[Extracted data entries]
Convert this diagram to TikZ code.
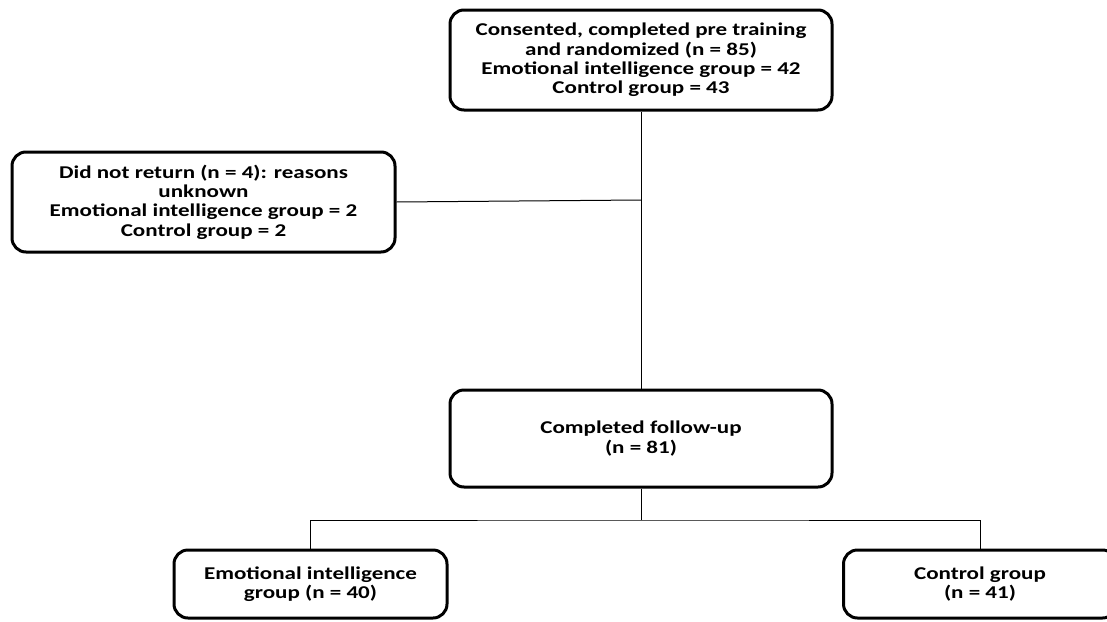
\documentclass[tikz,border=0pt]{standalone}
\usepackage{fontspec}
\setmainfont{Carlito}
\newfontfamily\wideboxfont[FakeStretch=1.28]{Carlito}
\begin{document}
\begin{tikzpicture}[x=1pt,y=-1pt,
  box/.style={draw=black,line width=3pt,rounded corners=14pt,inner sep=0pt,
    align=center,font=\wideboxfont\fontsize{18}{19.3}\selectfont\bfseries},
  conn/.style={draw=black,line width=1pt}]
\useasboundingbox (0,0) rectangle (1107,621);
\node[box,minimum width=382pt,minimum height=100pt] (top) at (641,60)
  {Consented, completed pre training\\and randomized (n = 85)\\Emotional intelligence group = 42\\Control group = 43};
\node[box,minimum width=383pt,minimum height=100pt] (left) at (203.5,202)
  {Did not return (n = 4): reasons\\unknown\\Emotional intelligence group = 2\\Control group = 2};
\node[box,minimum width=382pt,minimum height=97pt] (mid) at (641,438.5)
  {Completed follow-up\\(n = 81)};
\node[box,minimum width=273pt,minimum height=68pt] (bl) at (310.5,584)
  {Emotional intelligence\\group (n = 40)};
\node[box,minimum width=273pt,minimum height=68pt] (br) at (980,584)
  {Control group\\(n = 41)};
\coordinate (j1) at (641,200);
\coordinate (j2) at (641,520);
\draw[conn] (top.south) -- (mid.north);
\draw[conn] (left.east) -- (j1);
\draw[conn] (mid.south) -- (j2);
\draw[conn] (bl.north) |- (j2) -| (br.north);
\end{tikzpicture}
\end{document}
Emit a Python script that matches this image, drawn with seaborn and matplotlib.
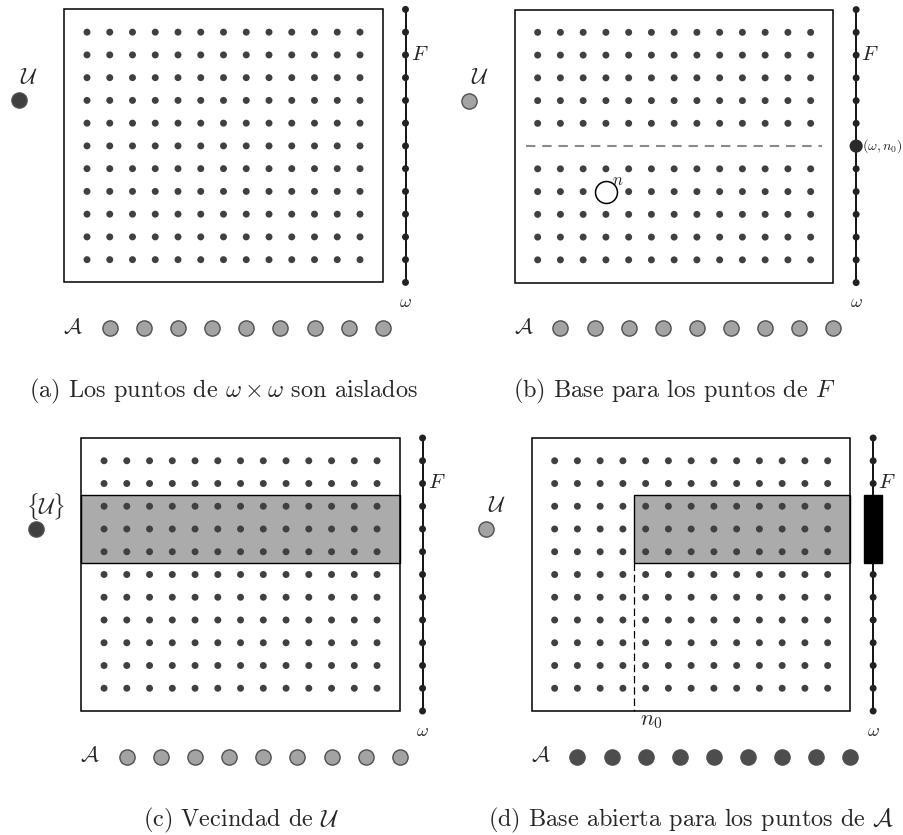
import matplotlib
matplotlib.use("Agg")
import numpy as np
import pandas as pd
import matplotlib.pyplot as plt
import seaborn as sns
from matplotlib.patches import Rectangle

# omega x omega grid (column index, row index from the top)
grid_cols = [1, 2, 3, 4, 5, 6, 7, 8, 9, 10, 11, 12, 13]
grid_rows = [1, 2, 3, 4, 5, 6, 7, 8, 9, 10, 11]
# points of F on the vertical line
f_rows = [0, 1, 2, 3, 4, 5, 6, 7, 8, 9, 10, 11, 12]
# points of A on the bottom row
a_cols = [2, 3.5, 5, 6.5, 8, 9.5, 11, 12.5, 14]

panel_keys = ["a", "b", "c", "d"]
captions = {
    "a": r"(a) Los puntos de $\omega \times \omega$ son aislados",
    "b": r"(b) Base para los puntos de $F$",
    "c": r"(c) Vecindad de $\mathcal{U}$",
    "d": r"(d) Base abierta para los puntos de $\mathcal{A}$",
}
u_labels = {"a": r"$\mathcal{U}$", "b": r"$\mathcal{U}$",
            "c": r"$\{\mathcal{U}\}$", "d": r"$\mathcal{U}$"}
u_dark = {"a": True, "b": False, "c": True, "d": False}
a_dark = {"a": False, "b": False, "c": False, "d": True}

# panel (b): row n0 and the point n
n0_row = 6
n_point = (4, 8)
# shaded neighbourhoods (x0, x1, y0, y1) in grid units
bands = {"c": (0, 14, 2.5, 5.5), "d": (4.5, 14, 2.5, 5.5)}
n0_col = 4.5

DARK = "#404040"
LIGHT = "#a3a3a3"
BAND = "#ababab"

W, H = 904, 835
S = 22.75  # pixels per grid unit
origins = {"a": (64.25, 9.4), "b": (514.9, 9.6), "c": (81.3, 438.0), "d": (531.9, 438.0)}
XL, XR, YT, YB = -3.0, 17.2, -0.45, 17.4

sns.set_theme(style="white")
plt.rcParams["font.family"] = ["cmr10", "DejaVu Serif"]
plt.rcParams["mathtext.fontset"] = "cm"
plt.rcParams["axes.unicode_minus"] = False
plt.rcParams["axes.formatter.use_mathtext"] = True

fig = plt.figure(figsize=(W / 100, H / 100), dpi=100)
fig.patch.set_facecolor("white")


def draw_panel(ax, key):
    pts = pd.DataFrame([(c, r) for r in grid_rows for c in grid_cols], columns=["col", "row"])
    if key == "b":
        pts = pts[(pts["row"] != n0_row) & ~((pts["col"] == n_point[0]) & (pts["row"] == n_point[1]))]

    if key in bands:
        x0, x1, y0, y1 = bands[key]
        ax.add_patch(Rectangle((x0, y0), x1 - x0, y1 - y0, facecolor=BAND,
                               edgecolor="black", lw=1.0, zorder=1))

    # outer box of omega x omega
    ax.add_patch(Rectangle((0, 0), 14, 12, facecolor="none", edgecolor="black", lw=1.1, zorder=2))

    sns.scatterplot(data=pts, x="col", y="row", ax=ax, s=25, color=DARK,
                    edgecolor="none", linewidth=0, legend=False, zorder=3)

    # the closed set F = {omega} x (omega+1)
    f_df = pd.DataFrame({"x": [15] * len(f_rows), "y": f_rows})
    ax.plot(f_df["x"], f_df["y"], color="black", lw=1.3, zorder=3)
    if key == "b":
        f_df = f_df[f_df["y"] != n0_row]
    sns.scatterplot(data=f_df, x="x", y="y", ax=ax, s=25, color="#222222",
                    edgecolor="none", linewidth=0, legend=False, zorder=4)

    # ultrafilter point U
    ucol = DARK if u_dark[key] else LIGHT
    ax.scatter([-2], [4], s=120, color=ucol, edgecolor="#505050", lw=1.0, zorder=4)
    ax.text(-1.55, 3.0, u_labels[key], fontsize=16, ha="center", va="center")

    # the set A
    a_df = pd.DataFrame({"x": a_cols, "y": [14] * len(a_cols)})
    acol = "#4d4d4d" if a_dark[key] else LIGHT
    sns.scatterplot(data=a_df, x="x", y="y", ax=ax, s=120, color=acol,
                    edgecolor="#505050", linewidth=1.0, legend=False, zorder=4)
    ax.text(0.38, 14.0, r"$\mathcal{A}$", fontsize=16, ha="center", va="center")

    ax.text(15.22, 2.0, r"$F$", fontsize=15, ha="left", va="center")
    ax.text(15.0, 12.88, r"$\omega$", fontsize=13, ha="center", va="center")

    if key == "b":
        ax.plot([0.5, 13.5], [n0_row, n0_row], color="#8a8a8a", lw=1.5,
                dashes=(4.5, 3.3), zorder=2)
        ax.scatter([15], [n0_row], s=90, color="#2a2a2a", edgecolor="none", zorder=5)
        ax.text(15.25, n0_row, r"$(\omega,n_0)$", fontsize=10, ha="left", va="center")
        ax.scatter([n_point[0]], [n_point[1]], s=250, facecolor="white",
                   edgecolor="black", lw=1.1, zorder=5)
        ax.text(n_point[0] + 0.5, n_point[1] - 0.5, r"$n$", fontsize=12, ha="center", va="center")

    if key == "d":
        y1 = bands["d"][3]
        ax.plot([n0_col, n0_col], [y1, 12], color="black", lw=0.9, dashes=(6, 3), zorder=2)
        ax.text(n0_col + 0.75, 12.47, r"$n_0$", fontsize=16, ha="center", va="center")
        ax.add_patch(Rectangle((14.6, 2.5), 0.8, 3.0, facecolor="black",
                               edgecolor="black", zorder=6))

    ax.text(7.0, 16.8, captions[key], fontsize=17.5, ha="center", va="center")

    ax.set_xlim(XL, XR)
    ax.set_ylim(YB, YT)
    ax.set_axis_off()


for key in panel_keys:
    ox, oy = origins[key]
    left = ox + XL * S
    top = oy + YT * S
    w = (XR - XL) * S
    h = (YB - YT) * S
    ax = fig.add_axes([left / W, 1 - (top + h) / H, w / W, h / H])
    draw_panel(ax, key)

fig.savefig("out.png", dpi=100, facecolor="white")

- **Task prompt**:
Give again, please, precisely the lines that begin the records and run through the line with "a_cols = [2, 3.5, 5, 6.5, 8, 9.5, 11, 12.5, 14]" in it, keeping both end lines and dropping any pictures.

- **Response to the task**:
Convert this diagram to TikZ code.
\documentclass[tikz,border=0pt]{standalone}
\usepackage{fontspec}
\setmainfont{Carlito}
\newfontfamily\wideboxfont[FakeStretch=1.28]{Carlito}
\begin{document}
\begin{tikzpicture}[x=1pt,y=-1pt,
  box/.style={draw=black,line width=3pt,rounded corners=14pt,inner sep=0pt,
    align=center,font=\wideboxfont\fontsize{18}{19.3}\selectfont\bfseries},
  conn/.style={draw=black,line width=1pt}]
\useasboundingbox (0,0) rectangle (1107,621);
\node[box,minimum width=382pt,minimum height=100pt] (top) at (641,60)
  {Consented, completed pre training\\and randomized (n = 85)\\Emotional intelligence group = 42\\Control group = 43};
\node[box,minimum width=383pt,minimum height=100pt] (left) at (203.5,202)
  {Did not return (n = 4): reasons\\unknown\\Emotional intelligence group = 2\\Control group = 2};
\node[box,minimum width=382pt,minimum height=97pt] (mid) at (641,438.5)
  {Completed follow-up\\(n = 81)};
\node[box,minimum width=273pt,minimum height=68pt] (bl) at (310.5,584)
  {Emotional intelligence\\group (n = 40)};
\node[box,minimum width=273pt,minimum height=68pt] (br) at (980,584)
  {Control group\\(n = 41)};
\coordinate (j1) at (641,200);
\coordinate (j2) at (641,520);
\draw[conn] (top.south) -- (mid.north);
\draw[conn] (left.east) -- (j1);
\draw[conn] (mid.south) -- (j2);
\draw[conn] (bl.north) |- (j2) -| (br.north);
\end{tikzpicture}
\end{document}
Emit a Python script that matches this image, drawn with seaborn and matplotlib.
import matplotlib
matplotlib.use("Agg")
import numpy as np
import pandas as pd
import matplotlib.pyplot as plt
import seaborn as sns
from matplotlib.patches import Rectangle

# omega x omega grid (column index, row index from the top)
grid_cols = [1, 2, 3, 4, 5, 6, 7, 8, 9, 10, 11, 12, 13]
grid_rows = [1, 2, 3, 4, 5, 6, 7, 8, 9, 10, 11]
# points of F on the vertical line
f_rows = [0, 1, 2, 3, 4, 5, 6, 7, 8, 9, 10, 11, 12]
# points of A on the bottom row
a_cols = [2, 3.5, 5, 6.5, 8, 9.5, 11, 12.5, 14]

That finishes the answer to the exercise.